Freelance. This past week, I said this word in one of my college classes, and students had never heard it. They were asking about my “other job” as a writer, and I told them I worked as a freelance writer. “A what kind of writer?” they asked.
Freelance. I suspect a lot of people work freelance. They run their own schedules, generate their own work, and cobble together a career and an income. In a way, I’m a freelance professor, I told my students. I’m an adjunct and can take or leave the classes I’m offered as my schedule and whim permit. Every class is taught on a contractual basis. I get paid by the credit hour. Freelance teaching, I think I could call it.
I’ve been a freelance writer since 1982. It's hard to think more than thirty years have passed since I took the leap into self-employment as a writer. I remember visiting the local library in Deltona, Florida where I lived when I launched my writing career. There was a huge collection of books in the nonfiction section of the library devoted exclusively to freelance writing. There were probably 150 books on the subject. I was astonished and asked the librarian about them. "It's a popular career here," she said. Deltona was largely a retirement community in those days, and lots of folks try their hand at writing when they retire.

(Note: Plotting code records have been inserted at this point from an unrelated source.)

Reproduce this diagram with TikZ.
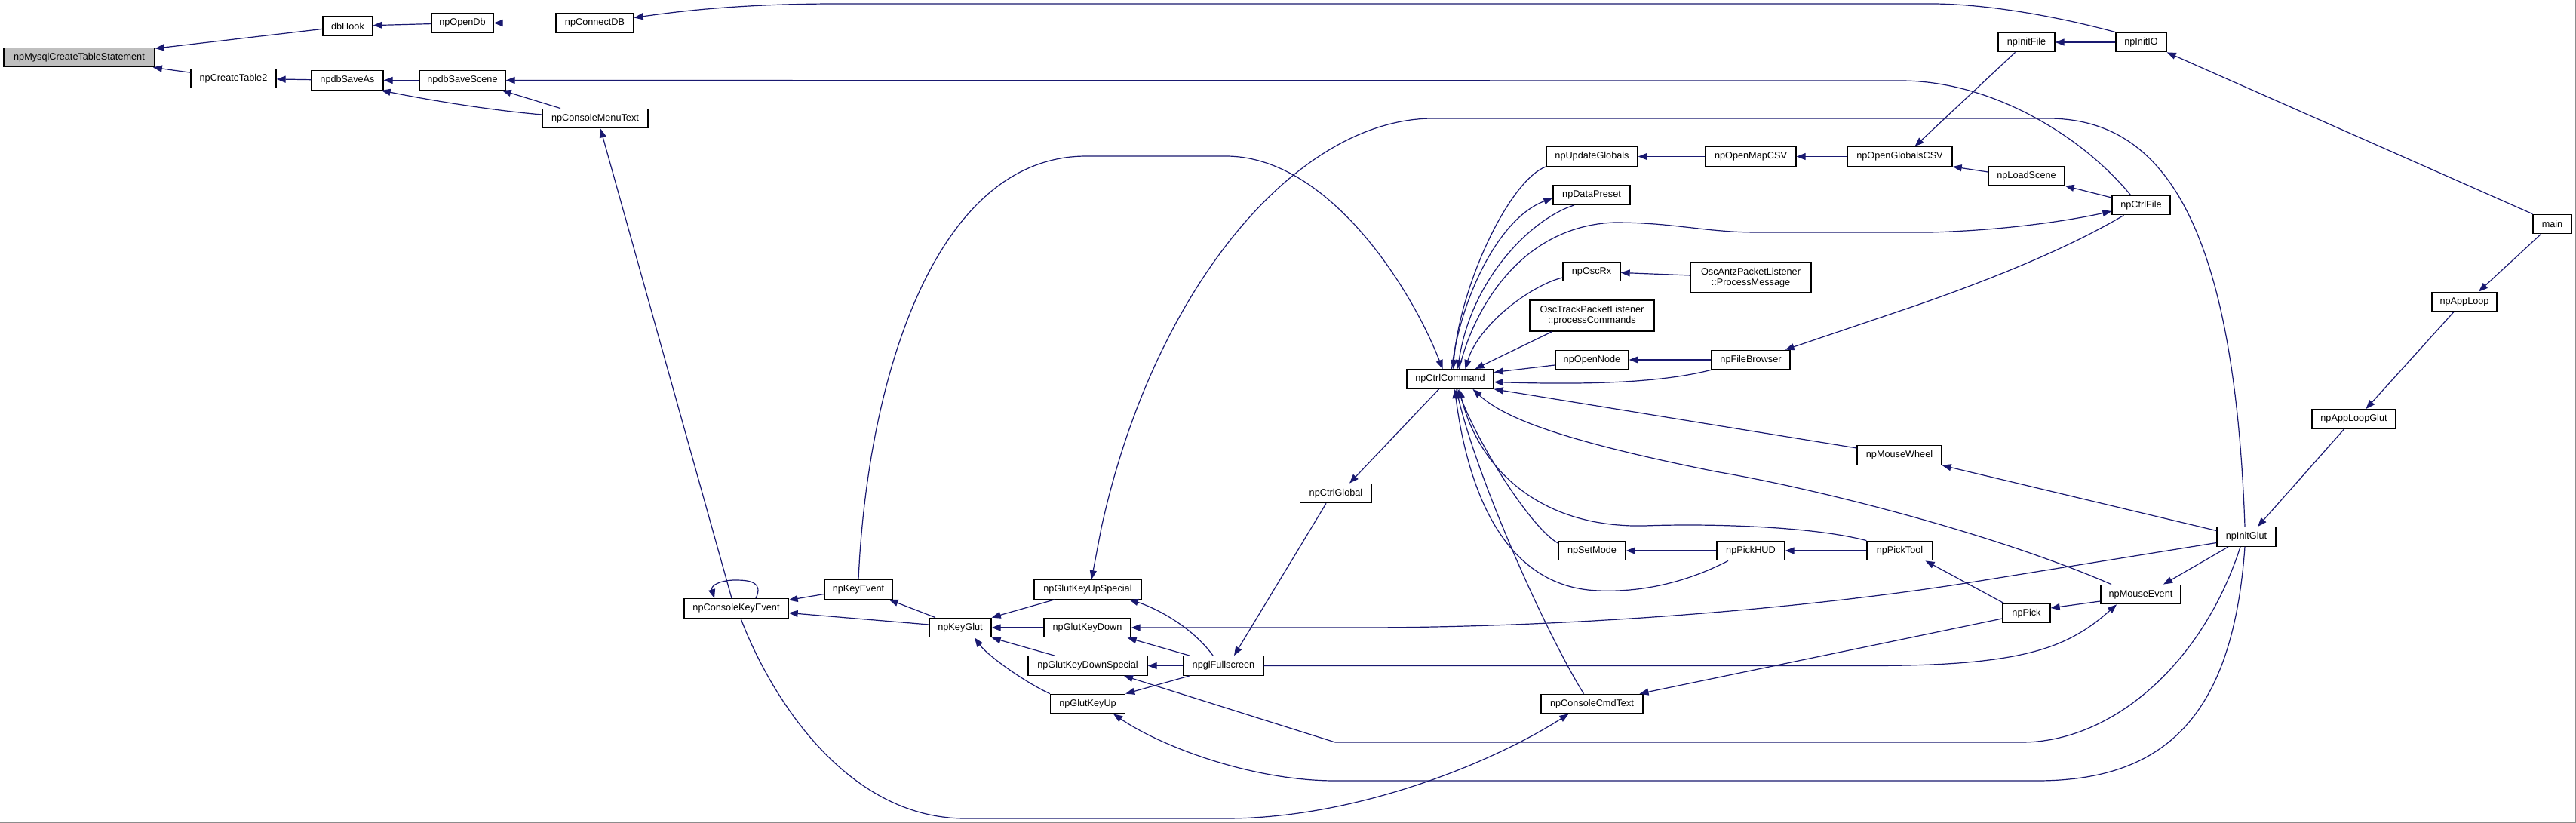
\documentclass[tikz,border=0pt]{standalone}
\usepackage{fontspec}
\setmainfont{Liberation Sans}
\usetikzlibrary{arrows.meta,calc}
\definecolor{edgeblue}{HTML}{191970}
\begin{document}
\begin{tikzpicture}[x=1pt,y=-1pt,
 nd/.style={draw=black, line width=1.3pt, fill=white, inner sep=0pt, minimum height=25.5pt, font=\fontsize{12.7}{14}\selectfont, text=black},
 ed/.style={draw=edgeblue, line width=1.2pt, -{Triangle[length=12pt,width=9pt]}}
]
\useasboundingbox (0,0) rectangle (3415,1091);
\fill[white] (0,0) rectangle (3415,1091);
\draw[black!45,line width=1.5pt] (0,1090.25) -- (3414.25,1090.25) -- (3414.25,0);

\node[nd,minimum width=200pt,fill=black!25] (mysql) at (105,76) {npMysqlCreateTableStatement};
\node[nd,minimum width=66pt] (dbHook) at (461,34.5) {dbHook};
\node[nd,minimum width=82pt] (openDb) at (613,30.5) {npOpenDb};
\node[nd,minimum width=103pt] (connectDB) at (788.5,30.5) {npConnectDB};
\node[nd,minimum width=113pt] (createTable2) at (309.5,104) {npCreateTable2};
\node[nd,minimum width=95pt] (dbSaveAs) at (460.5,106.5) {npdbSaveAs};
\node[nd,minimum width=114pt] (dbSaveScene) at (613,106.5) {npdbSaveScene};
\node[nd,minimum width=140pt] (menuText) at (789,157) {npConsoleMenuText};
\node[nd,minimum width=75pt] (initFile) at (2686.5,56) {npInitFile};
\node[nd,minimum width=67pt] (initIO) at (2838.5,56) {npInitIO};
\node[nd,minimum width=121pt] (updGlobals) at (2110.5,207.5) {npUpdateGlobals};
\node[nd,minimum width=120pt] (openMap) at (2321,207.5) {npOpenMapCSV};
\node[nd,minimum width=139pt] (openGlobals) at (2518.5,207.5) {npOpenGlobalsCSV};
\node[nd,minimum width=101pt] (loadScene) at (2686.5,233) {npLoadScene};
\node[nd,minimum width=77pt] (ctrlFile) at (2838.5,272) {npCtrlFile};
\node[nd,minimum width=51pt] (main) at (3383.5,297) {main};
\node[nd,minimum width=102pt] (dataPreset) at (2110,258.5) {npDataPreset};
\node[nd,minimum width=76pt] (oscRx) at (2110,360) {npOscRx};
\node[nd,minimum width=160pt,minimum height=40pt,align=center] (oscAntz) at (2321,368) {OscAntzPacketListener\\::ProcessMessage};
\node[nd,minimum width=165pt,minimum height=41pt,align=center] (oscTrack) at (2110.5,418.5) {OscTrackPacketListener\\::processCommands};
\node[nd,minimum width=86pt] (appLoop) at (3267,400) {npAppLoop};
\node[nd,minimum width=115pt] (ctrlCmd) at (1922.5,502.5) {npCtrlCommand};
\node[nd,minimum width=97pt] (openNode) at (2110.5,477) {npOpenNode};
\node[nd,minimum width=104pt] (fileBrowser) at (2321,477) {npFileBrowser};
\node[nd,minimum width=111pt] (appLoopGlut) at (3120.5,555.5) {npAppLoopGlut};
\node[nd,minimum width=112pt] (mouseWheel) at (2518,603.5) {npMouseWheel};
\node[nd,minimum width=95pt] (ctrlGlobal) at (1771,654) {npCtrlGlobal};
\node[nd,minimum width=78pt] (initGlut) at (2978,711.5) {npInitGlut};
\node[nd,minimum width=89pt] (setMode) at (2110.5,730) {npSetMode};
\node[nd,minimum width=90pt] (pickHUD) at (2321,730) {npPickHUD};
\node[nd,minimum width=87pt] (pickTool) at (2518.5,730) {npPickTool};
\node[nd,minimum width=90pt] (keyEvent) at (1138,781.5) {npKeyEvent};
\node[nd,minimum width=142pt] (gkUpSpecial) at (1442,781.5) {npGlutKeyUpSpecial};
\node[nd,minimum width=106pt] (mouseEvent) at (2838,788) {npMouseEvent};
\node[nd,minimum width=138pt] (consoleKey) at (976,806.5) {npConsoleKeyEvent};
\node[nd,minimum width=63pt] (pick) at (2686.5,813) {npPick};
\node[nd,minimum width=82pt] (keyGlut) at (1273,832) {npKeyGlut};
\node[nd,minimum width=115pt] (gkDown) at (1441.5,832) {npGlutKeyDown};
\node[nd,minimum width=158pt] (gkDownSpecial) at (1442,882.5) {npGlutKeyDownSpecial};
\node[nd,minimum width=106pt] (fullscreen) at (1622,882.5) {npglFullscreen};
\node[nd,minimum width=99pt] (gkUp) at (1442,933) {npGlutKeyUp};
\node[nd,minimum width=135pt] (cmdText) at (2110.5,933) {npConsoleCmdText};

% top-left chain
\draw[ed] (dbHook) -- (mysql);
\draw[ed] (createTable2) -- (mysql);
\draw[ed] (openDb) -- (dbHook);
\draw[ed] (connectDB) -- (openDb);
\draw[ed] (initIO.north west) .. controls (2740,25) and (2640,5) .. (2560,5) -- (1110,5) .. controls (1000,5) and (920,12) .. ([yshift=7]connectDB.east);
\draw[ed] (dbSaveAs) -- (createTable2);
\draw[ed] (dbSaveScene) -- (dbSaveAs);
\draw[ed] ([yshift=5]menuText.west) .. controls (660,147) and (580,135) .. ([xshift=-3]dbSaveAs.south east);
\draw[ed] ([xshift=-46]menuText.north) -- ([xshift=-5]dbSaveScene.south east);
\draw[ed] ([xshift=-14]ctrlFile.north) .. controls (2760,180) and (2640,107) .. (2520,107) -- (dbSaveScene.east);

% top-right
\draw[ed] (initIO) -- (initFile);
\draw[ed] ([xshift=-15]initFile.south) -- ([xshift=20]openGlobals.north);
\draw[ed] (main.north west) -- (initIO.south east);
\draw[ed] ([xshift=-15]main.south) -- ([xshift=19]appLoop.north);
\draw[ed] ([xshift=-14]appLoop.south) -- ([xshift=16]appLoopGlut.north);
\draw[ed] ([xshift=-13]appLoopGlut.south) -- ([xshift=15]initGlut.north);
\draw[ed] (openMap) -- (updGlobals);
\draw[ed] (openGlobals) -- (openMap);
\draw[ed] ([yshift=5]loadScene.west) -- (openGlobals.south east);
\draw[ed] ([yshift=10]ctrlFile.west) -- (loadScene.south east);

% npCtrlCommand top
\draw[ed] ([xshift=12]ctrlCmd.north) .. controls (1950,420) and (2010,300) .. (2140,295) .. controls (2220,295) and (2260,308) .. (2330,308) -- (2560,308) .. controls (2660,305) and (2740,293) .. ([yshift=-8]ctrlFile.west);
\draw[ed] ([xshift=2]ctrlCmd.north) .. controls (1935,400) and (1985,290) .. ([yshift=-4]dataPreset.west);
\draw[ed] ([xshift=-23]dataPreset.south) .. controls (2030,290) and (1950,370) .. ([xshift=10]ctrlCmd.north);
\draw[ed] (updGlobals.south west) .. controls (2000,240) and (1935,380) .. ([xshift=4]ctrlCmd.north);
\draw[ed] (keyEvent.north) .. controls (1150,500) and (1240,207) .. (1440,207) -- (1625,207) .. controls (1760,207) and (1870,380) .. ([xshift=-10]ctrlCmd.north);
\draw[ed] ([xshift=-53]oscTrack.south) -- ([xshift=33]ctrlCmd.north);
\draw[ed] ([yshift=-8]oscRx.west) .. controls (2030,378) and (1960,430) .. ([xshift=20]ctrlCmd.north);
\draw[ed] (oscAntz) -- (oscRx);

% long curve from npInitGlut to npGlutKeyUpSpecial
\draw[ed] ([xshift=-2]initGlut.north) .. controls (2962,300) and (2870,157) .. (2715,157) -- (1900,157) .. controls (1720,157) and (1530,380) .. (1460,700) -- ([xshift=5]gkUpSpecial.north);

% npCtrlCommand right and bottom
\draw[ed] ([xshift=-13]ctrlGlobal.south) -- ([xshift=14]fullscreen.north);
\draw[ed] ([xshift=-15]ctrlCmd.south) -- ([xshift=18]ctrlGlobal.north);
\draw[ed] ([xshift=-11]cmdText.north) .. controls (2050,840) and (1960,640) .. ([xshift=8]ctrlCmd.south);
\draw[ed] ([yshift=10]setMode.west) .. controls (2030,700) and (1960,590) .. ([xshift=10]ctrlCmd.south);
\draw[ed] ([xshift=-30]pickHUD.south) .. controls (2230,775) and (2170,785) .. (2120,783) .. controls (2010,780) and (1950,680) .. ([xshift=6]ctrlCmd.south);
\draw[ed] (pickTool.north west) .. controls (2400,697) and (2260,694) .. (2180,697) .. controls (2040,700) and (1960,620) .. ([xshift=12]ctrlCmd.south);
\draw[ed] ([xshift=-39]mouseEvent.north) .. controls (2650,710) and (2420,650) .. (2274,625) .. controls (2100,590) and (2000,560) .. ([xshift=30]ctrlCmd.south);
\draw[ed] ([yshift=9.5]mouseWheel.west) -- (ctrlCmd.south east);
\draw[ed] (fileBrowser.south west) .. controls (2200,508) and (2100,510) .. ([yshift=-4]ctrlCmd.east);
\draw[ed] ([yshift=-7]openNode.west) -- ([yshift=9]ctrlCmd.east);
\draw[ed] (fileBrowser) -- (openNode);
\draw[ed] ([xshift=-23]ctrlFile.south) .. controls (2740,330) and (2640,370) .. (2540,405) -- ([xshift=-7]fileBrowser.north east);

% key handling cluster
\draw[ed] ([xshift=-6]consoleKey.north) -- ([xshift=7]menuText.south);
\draw[ed] ([xshift=26]consoleKey.north) .. controls (1012,772) and (995,769) .. (975,769) .. controls (955,769) and (942,776) .. ([xshift=-29]consoleKey.north);
\draw[ed] ([yshift=-6]keyEvent.west) -- ([yshift=11]consoleKey.east);
\draw[ed] ([yshift=4]keyGlut.west) -- ([yshift=-6]consoleKey.east);
\draw[ed] ([xshift=-33]keyGlut.north) -- ([xshift=-5]keyEvent.south east);
\draw[ed] ([xshift=-44]gkUpSpecial.south) -- (keyGlut.north east);
\draw[ed] (gkDown) -- (keyGlut);
\draw[ed] ([xshift=-44]gkDownSpecial.north) -- (keyGlut.south east);
\draw[ed] (gkUp.north west) .. controls (1360,905) and (1310,870) .. ([xshift=19]keyGlut.south);
\draw[ed] ([xshift=-14]fullscreen.north) .. controls (1580,830) and (1530,805) .. ([xshift=55]gkUpSpecial.south);
\draw[ed] ([xshift=-45]fullscreen.north) -- ([xshift=-5]gkDown.south east);
\draw[ed] (fullscreen) -- (gkDownSpecial);
\draw[ed] ([xshift=-45]fullscreen.south) -- (gkUp.north east);

% long lower connectors
\draw[ed] ([yshift=-8]initGlut.west) -- (2600,774) .. controls (2400,805) and (2100,832) .. (1800,832) -- (gkDown.east);
\draw[ed] (fullscreen.east) -- (2480,882.5) .. controls (2680,882.5) and (2740,860) .. ([xshift=-32]mouseEvent.south);
\draw[ed] ([xshift=-8]initGlut.south) .. controls (2920,880) and (2800,984) .. (2680,984) -- (1770,984) -- ([xshift=48]gkDownSpecial.south);
\draw[ed] ([xshift=-2]initGlut.south) .. controls (2960,950) and (2870,1035) .. (2700,1035) -- (1770,1035) .. controls (1660,1035) and (1540,990) .. ([xshift=34]gkUp.south);
\draw[ed] ([xshift=6]consoleKey.south) .. controls (1020,920) and (1120,1085) .. (1280,1085) -- (1625,1085) .. controls (1800,1085) and (1980,1010) .. ([xshift=-31]cmdText.south);

% mouse / pick cluster
\draw[ed] ([yshift=-7]pick.west) -- ([xshift=63]cmdText.north);
\draw[ed] ([yshift=-9]mouseEvent.west) -- ([yshift=7]pick.east);
\draw[ed] ([xshift=-30]pick.north) -- ([xshift=34]pickTool.south);
\draw[ed] ([xshift=-24]initGlut.south) -- ([xshift=30]mouseEvent.north);
\draw[ed] ([yshift=8]initGlut.west) -- (mouseWheel.south east);
\draw[ed] (pickTool) -- (pickHUD);
\draw[ed] (pickHUD) -- (setMode);
\end{tikzpicture}
\end{document}
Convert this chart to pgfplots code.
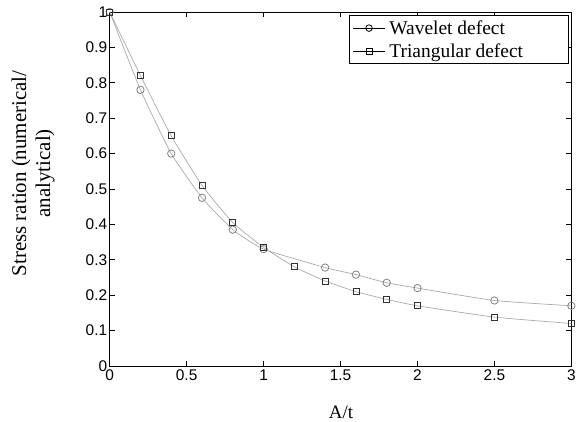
\documentclass[border=0pt]{standalone}
\usepackage{fontspec}
\setmainfont{Liberation Serif}
\newfontfamily\arialf{Liberation Sans}
\usepackage{pgfplots}
\pgfplotsset{compat=1.18}
\definecolor{lgray}{RGB}{170,170,170}
\definecolor{mgray}{RGB}{130,130,130}
\definecolor{dgray}{RGB}{50,50,50}
\begin{document}
\begin{tikzpicture}
\begin{axis}[
  scale only axis, width=463pt, height=355pt,
  xmin=0, xmax=3, ymin=0, ymax=1,
  xtick={0,0.5,...,3}, ytick={0,0.1,...,1},
  xticklabels={0,0.5,1,1.5,2,2.5,3},
  yticklabels={0,0.1,0.2,0.3,0.4,0.5,0.6,0.7,0.8,0.9,1},
  tick align=inside, major tick length=5pt,
  tick style={black, line width=0.6pt},
  axis line style={black, line width=0.8pt},
  ticklabel style={font=\arialf\fontsize{15.5}{16}\selectfont},
  yticklabel style={xshift=1pt},
  /pgf/number format/assume math mode=true,
  xlabel={A/t}, ylabel={Stress ration (numerical/\\analytical)},
  ylabel style={align=center, font=\fontsize{21}{24}\selectfont,
    at={(axis description cs:-0.166,0.544)}, anchor=center},
  xlabel style={font=\fontsize{19}{22}\selectfont,
    at={(axis description cs:0.501,-0.13)}, anchor=center},
  legend style={at={(0.9935,0.991)}, anchor=north east, draw=black, line width=0.8pt,
    font=\fontsize{19.5}{22}\selectfont, row sep=4pt, inner sep=3pt,
    nodes={inner xsep=4pt}},
  legend cell align=left,
  legend image code/.code={\draw[mark repeat=2,mark phase=2] plot coordinates {(0pt,0pt) (16pt,0pt) (32pt,0pt)};},
  clip=false,
]
\addlegendimage{black, line width=0.8pt, mark=o, mark size=3.3pt}
\addlegendentry{Wavelet defect}
\addlegendimage{black, line width=0.8pt, mark=square, mark size=3pt}
\addlegendentry{Triangular defect\hspace*{38pt}}
\addplot[lgray, line width=0.7pt, smooth, tension=0.3, mark=o, mark size=3.7pt, mark options={mgray, line width=0.8pt}, forget plot] coordinates {
(0,1) (0.2,0.78) (0.4,0.60) (0.6,0.475) (0.8,0.385) (1.0,0.33) (1.4,0.278) (1.6,0.258) (1.8,0.235) (2.0,0.22) (2.5,0.185) (3.0,0.17)};
\addplot[lgray, line width=0.7pt, smooth, tension=0.3, mark=square, mark size=3pt, mark options={dgray, line width=0.8pt}, forget plot] coordinates {
(0,1) (0.2,0.82) (0.4,0.65) (0.6,0.51) (0.8,0.405) (1.0,0.335) (1.2,0.28) (1.4,0.24) (1.6,0.21) (1.8,0.188) (2.0,0.17) (2.5,0.138) (3.0,0.12)};
\end{axis}
\path (current axis.south west) ++(-110pt,-56pt) (current axis.north east) ++(6pt,12pt);
\end{tikzpicture}
\end{document}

I checked out the books on freelance writing eight at a time—the limit per subject per checkout. I read them cover to cover, took notes, and tried to apply the advice they gave. It worked. I was published within the year. The first thing I sold was an article on lighthouses to The Compass, the magazine of Mobil Oil Company. It’s out of circulation now—a victim of budget squeezing and the Internet—but it was a classy publication and a wonderful career starter for me. I eventually sold about twenty articles to it.
Hundreds of articles and eighteen books later, I’m still happily freelancing. I’ve done a little freelance editing and freelance exhibit design and scriptwriting too. I think I'll always be a freelance worker. I did a stint as a public school teacher for a few years, but I like freelance work better, including the freelance teaching I now do at a community college. Freelancing allows me to take contracts and assignments based on what I know I do best.
Talking with my students reminded me of the origin of the word freelance. It goes back to medieval days when rich landowners had small armies to protect their castles and lands. Sometimes, those wealthy dukes and barons, even princes and kings, needed more soldiers to fight for them. The mercenaries they hired—paid for their services--called themselves freelancers, because anyone was free to hire their lances; they fought for pay. I think it’s rather fascinating that the word survives today to describe anyone working for himself or herself. I suppose "taking a stab at" various kinds of work is a good metaphor for the freelance life. (Confession: I secretly wish I had a lance hanging on my office wall!)
National Freelance Day is November 21st. Perhaps I should wait to post this, until November. But it’s too much on my mind to wait, too interesting. It made for a teachable moment in class this week. I'll be sure to celebrate in November.
Freelance writing, freelance teaching, freelance editing, freelance scriptwriting…It’s a good life!